The fourth element is the interface, which will convert signals from both sources into comprehensible ones for both: from person to device and from device to person. The interface can consist of verbal communication (both acoustic and textual), its iconography, visual and sound codes, music, etc.

These components are not immutable, quite the opposite, there's a deep relationship between them that makes them dependent on each other and modifies them accordingly. Especially between user and context and device and interface.


We don't act the same when we're relaxed as when we're overcome by stress or fatigue, nor when it's raining or when the weather is nice. The user is not an unchangeable automaton. Their environment will modify their behavior and limit them.
On the other hand, the interface will depend on the device (which will have more or fewer outputs and inputs available).


The interface will change according to the device and the device will take different form according to the context.

User and context are part of the problem and it's the social sciences that allow us to analyze them: psychology, history, philosophy, etc.

The solution will be provided by the design sciences: architecture, design, computer science, etc.

For these reasons it's fundamental that a designer possesses a holistic vision of the world, with the educational complexity that comes with acquiring broad cross-disciplinary knowledge.

More knowledge, more capacity for reflection. And, the more information we have and the deeper the analysis, the closer we'll be to the best solution.

The process is similar to solving an equation with four unknowns.
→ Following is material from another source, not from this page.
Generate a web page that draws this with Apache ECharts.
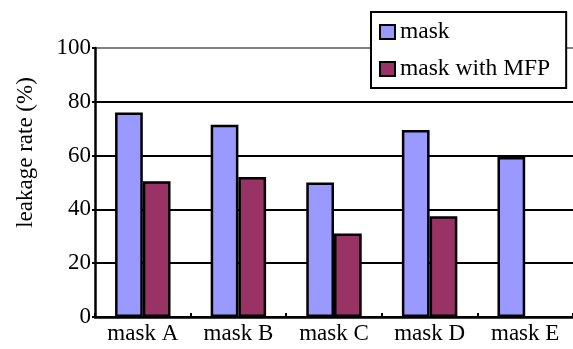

And we don't always have to start solving it with the user, but sometimes we'll have to do it through the device, interface or even context.

The more unknowns we solve, the more certainty we'll have in the result of the others.

User Centered Design vs Task Centered Design

What's common in product design is to talk about user-centered design (UCD – User Centered Design). I won't go deep into this method since there's a lot written about it, just in case I'll leave here the link to Wikipedia and this simple graphic:

Some personal opinions:

  • UCD tries to establish in a sequential manner mental processes that will differ greatly from one designer to another. We all have different mental structures and I don't think it's convenient to standardize the way each one develops a solution. It implies linearity and, in a certain way, alienates your thinking to a predetermined sequence.
  • Task-Centered Design provides a framework of knowledge and analysis that, in the search for the solution, favors an internal dialogue that can be linear or chaotic, brief or prolonged, analytical or intuitive but that depends on each individual and the team.
  • Making users the protagonists of the process can subvert the designer's thinking, restricting novel ideas due to prejudices established in users' minds due to their previous experiences.
  • I quote a well-known phrase by Henry Ford:"If I had asked people what they wanted, they would have said faster horses."It's more likely that designing a solution in which users are involved implies problems derived from the rearview mirror effect that McLuhan talked about.
  • The user's responsibility towards the product seems to be diluted the moment users influence it excessively, potentially perverting the act of designing by turning it into one of co-creation. This, at times, can cause emotional distancing between the designer and the functionality/product they're working on. This might be good, or not, I'm not sure
  • We designers are responsible for the experience the product provides, we know its circumstances, its point of maturity and the path ahead. We must decide whether or not it's necessary to make users who don't have the same information we do part of that process.
  • The product is ours, not the users' or clients'.